# START OF DATASET EXCERPTS

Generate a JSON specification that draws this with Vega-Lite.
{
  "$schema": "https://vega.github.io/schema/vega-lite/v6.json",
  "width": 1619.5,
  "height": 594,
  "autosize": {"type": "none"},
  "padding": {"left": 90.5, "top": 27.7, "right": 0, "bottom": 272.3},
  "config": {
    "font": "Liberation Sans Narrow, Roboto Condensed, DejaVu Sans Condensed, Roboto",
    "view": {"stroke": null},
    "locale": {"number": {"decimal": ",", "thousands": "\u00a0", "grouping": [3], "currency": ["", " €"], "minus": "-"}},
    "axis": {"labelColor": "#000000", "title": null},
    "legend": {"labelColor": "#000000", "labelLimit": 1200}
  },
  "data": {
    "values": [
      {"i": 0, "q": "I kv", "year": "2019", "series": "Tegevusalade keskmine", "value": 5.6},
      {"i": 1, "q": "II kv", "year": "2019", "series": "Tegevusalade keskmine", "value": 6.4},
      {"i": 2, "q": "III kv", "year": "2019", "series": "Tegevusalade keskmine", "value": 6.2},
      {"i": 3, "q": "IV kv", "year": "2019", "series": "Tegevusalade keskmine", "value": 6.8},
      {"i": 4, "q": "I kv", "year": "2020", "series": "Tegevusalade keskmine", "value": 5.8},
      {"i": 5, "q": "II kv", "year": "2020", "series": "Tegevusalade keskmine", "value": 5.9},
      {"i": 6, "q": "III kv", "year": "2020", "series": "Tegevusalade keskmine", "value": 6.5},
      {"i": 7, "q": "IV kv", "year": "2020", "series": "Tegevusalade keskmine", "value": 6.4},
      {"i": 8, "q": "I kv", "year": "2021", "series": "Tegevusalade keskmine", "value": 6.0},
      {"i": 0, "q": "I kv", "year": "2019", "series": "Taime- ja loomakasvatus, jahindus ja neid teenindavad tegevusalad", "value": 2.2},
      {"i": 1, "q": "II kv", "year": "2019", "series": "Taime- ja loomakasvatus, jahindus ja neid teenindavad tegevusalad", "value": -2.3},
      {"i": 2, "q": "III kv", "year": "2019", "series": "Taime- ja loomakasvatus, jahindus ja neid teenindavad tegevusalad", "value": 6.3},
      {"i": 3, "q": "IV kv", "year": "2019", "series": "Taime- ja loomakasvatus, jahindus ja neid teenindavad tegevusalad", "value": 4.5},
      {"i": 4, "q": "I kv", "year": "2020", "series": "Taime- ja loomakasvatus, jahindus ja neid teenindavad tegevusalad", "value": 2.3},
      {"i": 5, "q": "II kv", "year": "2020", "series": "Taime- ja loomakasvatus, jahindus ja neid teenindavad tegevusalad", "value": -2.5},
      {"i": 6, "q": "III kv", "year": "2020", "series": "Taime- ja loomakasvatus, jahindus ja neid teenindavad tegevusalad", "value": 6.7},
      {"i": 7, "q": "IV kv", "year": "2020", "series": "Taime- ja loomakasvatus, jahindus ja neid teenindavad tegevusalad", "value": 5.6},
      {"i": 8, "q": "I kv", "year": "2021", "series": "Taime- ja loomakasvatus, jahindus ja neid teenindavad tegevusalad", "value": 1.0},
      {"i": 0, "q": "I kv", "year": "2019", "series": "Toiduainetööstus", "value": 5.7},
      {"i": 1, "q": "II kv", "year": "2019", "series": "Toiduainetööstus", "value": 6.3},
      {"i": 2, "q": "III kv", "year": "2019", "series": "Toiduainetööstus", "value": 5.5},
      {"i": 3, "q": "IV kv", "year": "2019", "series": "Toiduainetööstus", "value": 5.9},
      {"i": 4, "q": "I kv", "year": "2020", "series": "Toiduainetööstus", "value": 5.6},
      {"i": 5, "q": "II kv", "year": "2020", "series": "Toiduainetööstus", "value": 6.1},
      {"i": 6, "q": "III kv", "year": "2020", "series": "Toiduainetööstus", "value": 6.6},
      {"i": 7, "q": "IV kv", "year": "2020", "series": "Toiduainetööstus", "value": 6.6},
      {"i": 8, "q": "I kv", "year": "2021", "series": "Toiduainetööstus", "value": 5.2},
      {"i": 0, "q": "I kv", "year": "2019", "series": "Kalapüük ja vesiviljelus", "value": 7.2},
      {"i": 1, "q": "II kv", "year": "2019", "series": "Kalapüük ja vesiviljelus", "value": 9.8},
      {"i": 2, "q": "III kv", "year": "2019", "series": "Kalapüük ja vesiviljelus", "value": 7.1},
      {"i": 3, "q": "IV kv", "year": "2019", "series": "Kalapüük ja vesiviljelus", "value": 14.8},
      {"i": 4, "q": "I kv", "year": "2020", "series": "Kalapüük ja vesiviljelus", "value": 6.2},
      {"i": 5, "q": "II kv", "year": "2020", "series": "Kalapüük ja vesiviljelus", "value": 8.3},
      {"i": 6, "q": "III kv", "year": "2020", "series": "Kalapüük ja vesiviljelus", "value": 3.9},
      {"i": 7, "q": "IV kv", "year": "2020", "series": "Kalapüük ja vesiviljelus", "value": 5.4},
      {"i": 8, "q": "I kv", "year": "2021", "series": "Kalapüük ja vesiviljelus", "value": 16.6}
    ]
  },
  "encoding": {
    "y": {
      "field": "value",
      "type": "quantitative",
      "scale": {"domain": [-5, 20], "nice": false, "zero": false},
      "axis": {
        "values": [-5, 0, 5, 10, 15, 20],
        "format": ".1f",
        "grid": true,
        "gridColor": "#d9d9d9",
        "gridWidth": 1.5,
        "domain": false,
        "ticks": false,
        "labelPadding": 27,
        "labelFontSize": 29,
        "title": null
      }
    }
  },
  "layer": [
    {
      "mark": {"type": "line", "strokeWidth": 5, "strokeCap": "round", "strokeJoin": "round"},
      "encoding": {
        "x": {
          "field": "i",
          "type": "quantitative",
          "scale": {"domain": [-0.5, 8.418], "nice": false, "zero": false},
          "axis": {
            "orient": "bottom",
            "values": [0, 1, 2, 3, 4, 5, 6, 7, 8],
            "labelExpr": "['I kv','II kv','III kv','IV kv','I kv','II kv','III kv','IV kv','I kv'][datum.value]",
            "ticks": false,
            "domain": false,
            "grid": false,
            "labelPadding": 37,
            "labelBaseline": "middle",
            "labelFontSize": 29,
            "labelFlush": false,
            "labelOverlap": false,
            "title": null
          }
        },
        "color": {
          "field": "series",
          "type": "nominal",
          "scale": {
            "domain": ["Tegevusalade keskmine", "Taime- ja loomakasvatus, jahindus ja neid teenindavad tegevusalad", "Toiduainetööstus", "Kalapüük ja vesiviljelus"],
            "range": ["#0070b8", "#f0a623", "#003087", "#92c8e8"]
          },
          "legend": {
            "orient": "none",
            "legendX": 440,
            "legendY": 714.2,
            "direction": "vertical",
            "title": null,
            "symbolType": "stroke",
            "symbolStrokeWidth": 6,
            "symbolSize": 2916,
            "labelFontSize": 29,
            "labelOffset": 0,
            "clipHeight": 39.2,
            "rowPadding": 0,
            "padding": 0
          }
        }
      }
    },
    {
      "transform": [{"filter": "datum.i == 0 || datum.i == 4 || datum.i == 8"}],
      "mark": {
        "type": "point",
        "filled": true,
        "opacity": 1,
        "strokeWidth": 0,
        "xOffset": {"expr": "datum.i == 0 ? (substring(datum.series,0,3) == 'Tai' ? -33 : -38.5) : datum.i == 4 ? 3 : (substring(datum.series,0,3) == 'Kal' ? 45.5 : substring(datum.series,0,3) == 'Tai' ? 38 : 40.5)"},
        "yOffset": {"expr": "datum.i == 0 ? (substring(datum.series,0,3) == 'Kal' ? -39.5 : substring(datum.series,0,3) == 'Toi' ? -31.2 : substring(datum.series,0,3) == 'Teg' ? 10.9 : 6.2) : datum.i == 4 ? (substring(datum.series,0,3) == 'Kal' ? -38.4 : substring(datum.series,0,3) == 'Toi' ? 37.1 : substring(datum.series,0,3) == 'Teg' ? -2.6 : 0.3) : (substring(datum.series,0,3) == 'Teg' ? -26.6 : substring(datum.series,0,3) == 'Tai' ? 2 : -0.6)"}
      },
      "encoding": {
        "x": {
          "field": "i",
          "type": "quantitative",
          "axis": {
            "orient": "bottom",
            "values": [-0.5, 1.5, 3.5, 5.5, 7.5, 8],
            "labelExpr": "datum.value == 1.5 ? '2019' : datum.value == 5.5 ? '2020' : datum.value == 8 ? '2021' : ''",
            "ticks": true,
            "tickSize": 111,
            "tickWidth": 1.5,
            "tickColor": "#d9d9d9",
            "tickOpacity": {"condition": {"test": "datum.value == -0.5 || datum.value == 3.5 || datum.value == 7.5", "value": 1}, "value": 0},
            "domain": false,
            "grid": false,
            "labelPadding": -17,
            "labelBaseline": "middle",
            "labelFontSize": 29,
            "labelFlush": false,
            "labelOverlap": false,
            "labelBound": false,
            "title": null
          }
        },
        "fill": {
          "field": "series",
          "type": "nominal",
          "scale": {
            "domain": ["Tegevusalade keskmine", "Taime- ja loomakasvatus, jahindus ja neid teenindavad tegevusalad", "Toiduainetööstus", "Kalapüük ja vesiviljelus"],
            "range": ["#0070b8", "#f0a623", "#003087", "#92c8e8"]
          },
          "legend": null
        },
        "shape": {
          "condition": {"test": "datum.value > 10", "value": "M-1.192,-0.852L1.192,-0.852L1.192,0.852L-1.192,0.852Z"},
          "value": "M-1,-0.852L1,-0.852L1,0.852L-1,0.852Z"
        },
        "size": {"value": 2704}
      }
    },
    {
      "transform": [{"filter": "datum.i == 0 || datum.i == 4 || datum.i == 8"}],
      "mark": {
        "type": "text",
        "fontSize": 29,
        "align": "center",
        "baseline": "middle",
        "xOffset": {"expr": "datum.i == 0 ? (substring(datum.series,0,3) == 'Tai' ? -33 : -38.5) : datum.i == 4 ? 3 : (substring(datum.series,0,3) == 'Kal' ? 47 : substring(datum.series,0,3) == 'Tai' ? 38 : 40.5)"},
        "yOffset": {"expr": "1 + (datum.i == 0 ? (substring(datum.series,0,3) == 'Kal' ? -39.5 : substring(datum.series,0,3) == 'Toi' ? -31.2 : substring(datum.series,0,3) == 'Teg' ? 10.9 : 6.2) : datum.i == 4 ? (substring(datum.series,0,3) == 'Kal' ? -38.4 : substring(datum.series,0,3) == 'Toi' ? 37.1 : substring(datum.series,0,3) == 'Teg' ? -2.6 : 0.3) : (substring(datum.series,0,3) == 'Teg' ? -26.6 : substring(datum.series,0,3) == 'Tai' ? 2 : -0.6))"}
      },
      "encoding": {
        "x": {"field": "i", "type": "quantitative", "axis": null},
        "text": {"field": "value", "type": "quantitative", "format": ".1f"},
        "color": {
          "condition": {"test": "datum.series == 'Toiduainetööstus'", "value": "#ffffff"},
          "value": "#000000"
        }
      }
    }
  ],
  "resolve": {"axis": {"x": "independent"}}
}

# END OF DATASET EXCERPTS
# START OF DATASET EXCERPTS

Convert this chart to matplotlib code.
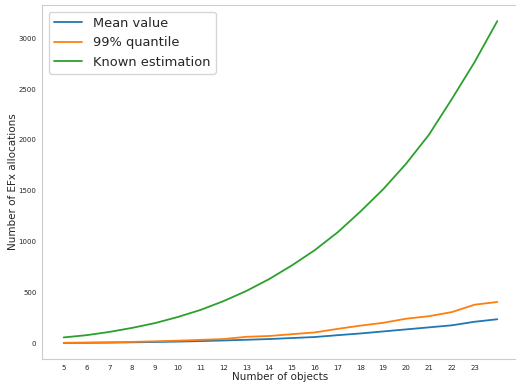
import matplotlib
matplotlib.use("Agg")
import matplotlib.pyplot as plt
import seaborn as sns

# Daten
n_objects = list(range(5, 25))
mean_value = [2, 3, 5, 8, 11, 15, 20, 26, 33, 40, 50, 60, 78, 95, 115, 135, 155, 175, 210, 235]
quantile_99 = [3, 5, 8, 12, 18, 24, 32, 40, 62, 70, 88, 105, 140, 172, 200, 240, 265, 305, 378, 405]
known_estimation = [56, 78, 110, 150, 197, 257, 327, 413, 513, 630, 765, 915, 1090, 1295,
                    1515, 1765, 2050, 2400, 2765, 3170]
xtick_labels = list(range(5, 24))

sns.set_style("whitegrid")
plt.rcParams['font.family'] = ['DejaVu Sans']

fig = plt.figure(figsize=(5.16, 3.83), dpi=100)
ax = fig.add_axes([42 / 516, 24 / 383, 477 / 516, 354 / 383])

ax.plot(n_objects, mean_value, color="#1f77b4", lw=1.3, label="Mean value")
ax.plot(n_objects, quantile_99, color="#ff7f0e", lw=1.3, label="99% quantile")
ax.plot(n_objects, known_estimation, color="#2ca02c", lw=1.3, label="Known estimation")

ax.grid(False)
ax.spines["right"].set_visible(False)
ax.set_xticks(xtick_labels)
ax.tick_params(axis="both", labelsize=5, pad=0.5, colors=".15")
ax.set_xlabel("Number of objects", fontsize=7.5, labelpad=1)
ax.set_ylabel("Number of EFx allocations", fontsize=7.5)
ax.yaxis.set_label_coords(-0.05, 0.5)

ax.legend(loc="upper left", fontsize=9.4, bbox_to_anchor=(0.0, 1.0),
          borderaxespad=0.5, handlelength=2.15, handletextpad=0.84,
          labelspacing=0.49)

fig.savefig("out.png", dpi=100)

# END OF DATASET EXCERPTS
# START OF DATASET EXCERPTS

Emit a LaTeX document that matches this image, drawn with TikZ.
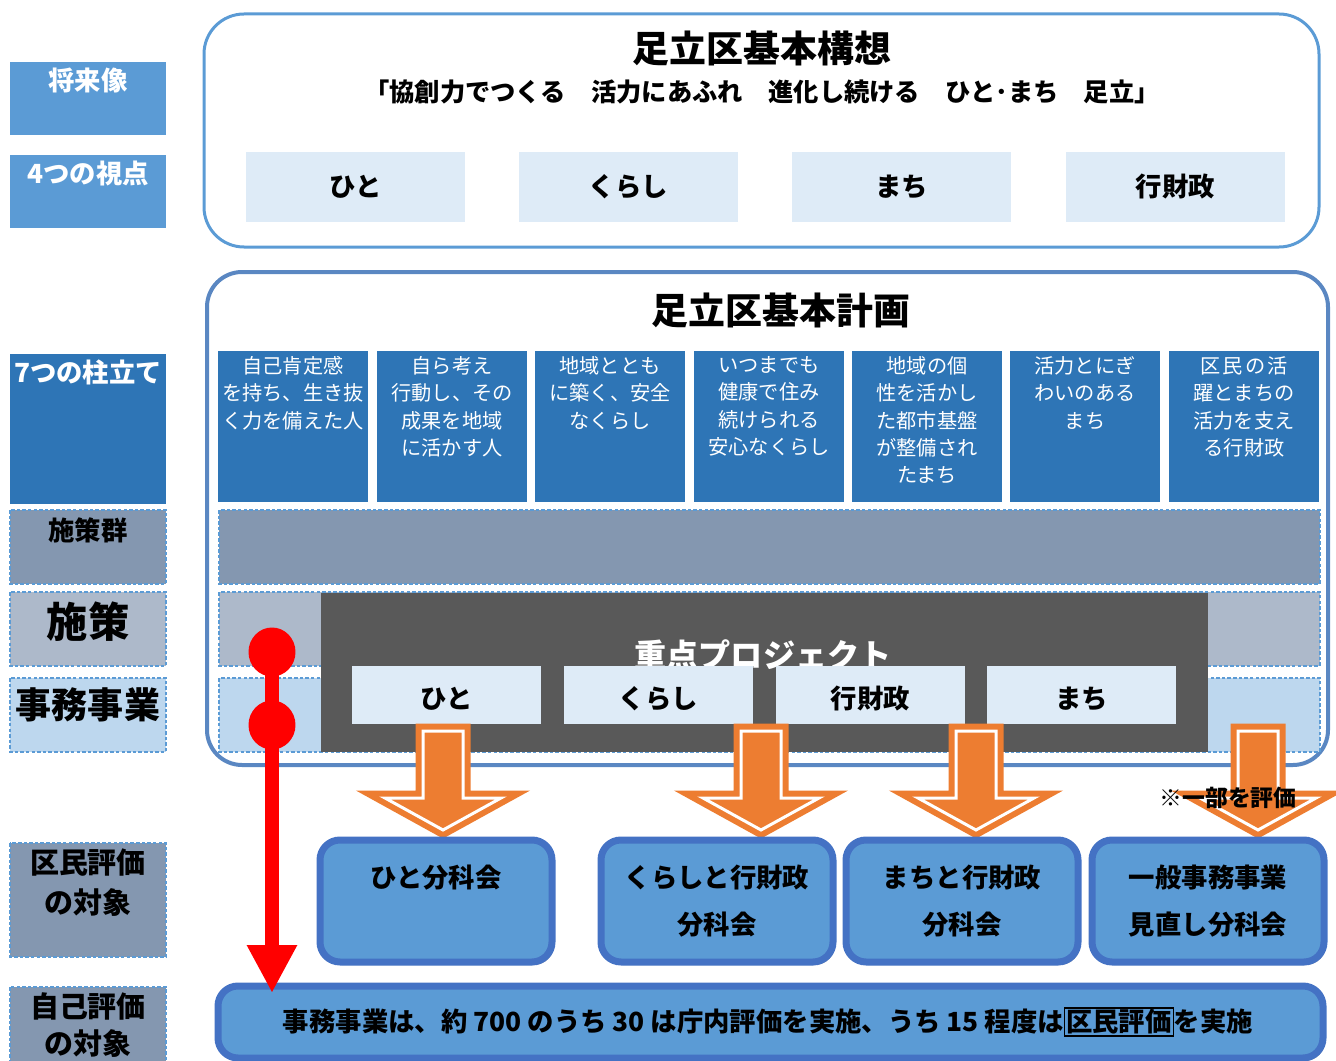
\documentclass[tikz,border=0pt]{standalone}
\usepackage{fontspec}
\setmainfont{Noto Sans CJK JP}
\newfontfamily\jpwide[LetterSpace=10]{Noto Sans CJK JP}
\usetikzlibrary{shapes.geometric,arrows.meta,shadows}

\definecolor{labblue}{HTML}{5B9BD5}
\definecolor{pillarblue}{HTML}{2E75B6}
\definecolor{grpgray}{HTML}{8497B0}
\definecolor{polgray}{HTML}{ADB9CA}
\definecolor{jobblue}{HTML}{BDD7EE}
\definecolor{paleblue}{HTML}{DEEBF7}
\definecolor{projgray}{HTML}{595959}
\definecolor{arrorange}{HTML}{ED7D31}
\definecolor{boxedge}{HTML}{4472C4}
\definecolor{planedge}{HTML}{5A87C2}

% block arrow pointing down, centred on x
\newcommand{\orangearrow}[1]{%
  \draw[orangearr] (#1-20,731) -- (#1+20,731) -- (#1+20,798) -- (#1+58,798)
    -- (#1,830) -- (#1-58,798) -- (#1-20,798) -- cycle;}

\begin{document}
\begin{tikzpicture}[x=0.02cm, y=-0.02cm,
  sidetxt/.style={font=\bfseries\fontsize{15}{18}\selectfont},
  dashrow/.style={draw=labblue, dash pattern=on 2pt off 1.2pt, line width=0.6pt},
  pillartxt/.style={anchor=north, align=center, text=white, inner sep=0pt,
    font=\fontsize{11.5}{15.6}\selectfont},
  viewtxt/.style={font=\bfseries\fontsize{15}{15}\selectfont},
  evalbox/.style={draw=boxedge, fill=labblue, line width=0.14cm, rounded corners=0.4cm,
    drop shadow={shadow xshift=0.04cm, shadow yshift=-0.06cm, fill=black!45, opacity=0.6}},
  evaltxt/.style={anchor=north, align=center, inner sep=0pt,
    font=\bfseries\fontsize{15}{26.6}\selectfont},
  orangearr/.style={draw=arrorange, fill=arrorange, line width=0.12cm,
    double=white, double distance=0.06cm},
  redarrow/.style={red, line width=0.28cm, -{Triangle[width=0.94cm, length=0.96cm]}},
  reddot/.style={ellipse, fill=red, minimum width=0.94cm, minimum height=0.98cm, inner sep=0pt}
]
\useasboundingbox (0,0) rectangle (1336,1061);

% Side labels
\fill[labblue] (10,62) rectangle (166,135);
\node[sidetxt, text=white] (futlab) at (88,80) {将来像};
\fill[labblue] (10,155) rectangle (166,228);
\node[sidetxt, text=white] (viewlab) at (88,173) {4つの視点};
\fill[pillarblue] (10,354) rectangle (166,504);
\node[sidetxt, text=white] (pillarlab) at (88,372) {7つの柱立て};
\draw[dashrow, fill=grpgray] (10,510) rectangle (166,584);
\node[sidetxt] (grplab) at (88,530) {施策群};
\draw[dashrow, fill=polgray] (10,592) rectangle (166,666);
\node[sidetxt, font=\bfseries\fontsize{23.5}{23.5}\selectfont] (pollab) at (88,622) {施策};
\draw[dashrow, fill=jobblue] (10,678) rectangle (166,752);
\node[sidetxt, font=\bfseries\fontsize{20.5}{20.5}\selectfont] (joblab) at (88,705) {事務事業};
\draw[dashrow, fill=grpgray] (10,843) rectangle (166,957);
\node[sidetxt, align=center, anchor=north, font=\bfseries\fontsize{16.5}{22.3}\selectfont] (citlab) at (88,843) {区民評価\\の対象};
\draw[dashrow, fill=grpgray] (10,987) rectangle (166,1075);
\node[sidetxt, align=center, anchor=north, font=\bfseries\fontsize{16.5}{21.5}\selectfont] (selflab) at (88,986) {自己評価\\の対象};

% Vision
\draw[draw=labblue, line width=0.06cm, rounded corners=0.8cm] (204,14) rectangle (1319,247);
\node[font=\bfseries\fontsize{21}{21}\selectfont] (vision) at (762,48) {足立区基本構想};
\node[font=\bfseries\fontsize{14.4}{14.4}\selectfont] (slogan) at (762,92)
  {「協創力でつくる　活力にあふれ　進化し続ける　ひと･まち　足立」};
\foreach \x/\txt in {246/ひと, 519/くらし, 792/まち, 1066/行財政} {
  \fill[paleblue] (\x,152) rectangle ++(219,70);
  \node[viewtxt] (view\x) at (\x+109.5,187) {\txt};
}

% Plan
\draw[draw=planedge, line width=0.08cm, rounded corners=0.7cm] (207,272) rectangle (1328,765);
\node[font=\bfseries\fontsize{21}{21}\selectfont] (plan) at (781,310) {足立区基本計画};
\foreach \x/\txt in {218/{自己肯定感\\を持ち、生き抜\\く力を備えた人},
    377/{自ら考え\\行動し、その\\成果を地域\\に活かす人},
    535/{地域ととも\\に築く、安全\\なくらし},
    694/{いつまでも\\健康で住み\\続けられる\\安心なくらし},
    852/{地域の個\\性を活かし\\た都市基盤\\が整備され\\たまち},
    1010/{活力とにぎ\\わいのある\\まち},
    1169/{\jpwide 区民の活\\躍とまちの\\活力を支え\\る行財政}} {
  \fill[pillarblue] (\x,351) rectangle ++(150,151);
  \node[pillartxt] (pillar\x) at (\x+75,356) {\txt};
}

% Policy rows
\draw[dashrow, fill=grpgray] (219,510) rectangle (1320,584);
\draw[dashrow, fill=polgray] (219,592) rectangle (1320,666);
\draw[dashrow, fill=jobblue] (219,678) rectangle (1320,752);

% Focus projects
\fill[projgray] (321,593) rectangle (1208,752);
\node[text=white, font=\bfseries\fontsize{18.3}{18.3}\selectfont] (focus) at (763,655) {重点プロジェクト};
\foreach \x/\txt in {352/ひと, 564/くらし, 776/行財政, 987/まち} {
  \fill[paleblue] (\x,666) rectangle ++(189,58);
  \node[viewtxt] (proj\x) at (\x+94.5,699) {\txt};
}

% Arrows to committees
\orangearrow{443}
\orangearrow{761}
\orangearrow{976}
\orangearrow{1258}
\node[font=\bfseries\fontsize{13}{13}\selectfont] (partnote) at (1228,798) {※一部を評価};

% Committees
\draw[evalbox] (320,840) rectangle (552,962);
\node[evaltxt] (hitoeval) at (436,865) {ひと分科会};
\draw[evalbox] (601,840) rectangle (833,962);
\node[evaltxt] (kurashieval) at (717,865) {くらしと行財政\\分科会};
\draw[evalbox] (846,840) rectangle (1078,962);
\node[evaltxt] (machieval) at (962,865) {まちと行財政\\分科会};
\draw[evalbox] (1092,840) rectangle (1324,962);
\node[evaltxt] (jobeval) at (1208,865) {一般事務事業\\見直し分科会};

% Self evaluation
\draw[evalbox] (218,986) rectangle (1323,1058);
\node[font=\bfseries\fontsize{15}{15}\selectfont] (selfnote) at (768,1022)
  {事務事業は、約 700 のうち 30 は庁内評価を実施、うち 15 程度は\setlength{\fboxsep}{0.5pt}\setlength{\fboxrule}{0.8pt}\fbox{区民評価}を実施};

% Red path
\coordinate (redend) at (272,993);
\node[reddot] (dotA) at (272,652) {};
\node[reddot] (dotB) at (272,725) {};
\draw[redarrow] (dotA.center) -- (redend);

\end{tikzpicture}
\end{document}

# END OF DATASET EXCERPTS

Pictures excluded, give again exactly and only the lines of the material above from the line with "Convert this chart to matplotlib code." through the line with "ax.yaxis.set_label_coords(-0.05, 0.5)".

_WRITTEN ANSWER_
Convert this chart to matplotlib code.
import matplotlib
matplotlib.use("Agg")
import matplotlib.pyplot as plt
import seaborn as sns

# Daten
n_objects = list(range(5, 25))
mean_value = [2, 3, 5, 8, 11, 15, 20, 26, 33, 40, 50, 60, 78, 95, 115, 135, 155, 175, 210, 235]
quantile_99 = [3, 5, 8, 12, 18, 24, 32, 40, 62, 70, 88, 105, 140, 172, 200, 240, 265, 305, 378, 405]
known_estimation = [56, 78, 110, 150, 197, 257, 327, 413, 513, 630, 765, 915, 1090, 1295,
                    1515, 1765, 2050, 2400, 2765, 3170]
xtick_labels = list(range(5, 24))

sns.set_style("whitegrid")
plt.rcParams['font.family'] = ['DejaVu Sans']

fig = plt.figure(figsize=(5.16, 3.83), dpi=100)
ax = fig.add_axes([42 / 516, 24 / 383, 477 / 516, 354 / 383])

ax.plot(n_objects, mean_value, color="#1f77b4", lw=1.3, label="Mean value")
ax.plot(n_objects, quantile_99, color="#ff7f0e", lw=1.3, label="99% quantile")
ax.plot(n_objects, known_estimation, color="#2ca02c", lw=1.3, label="Known estimation")

ax.grid(False)
ax.spines["right"].set_visible(False)
ax.set_xticks(xtick_labels)
ax.tick_params(axis="both", labelsize=5, pad=0.5, colors=".15")
ax.set_xlabel("Number of objects", fontsize=7.5, labelpad=1)
ax.set_ylabel("Number of EFx allocations", fontsize=7.5)
ax.yaxis.set_label_coords(-0.05, 0.5)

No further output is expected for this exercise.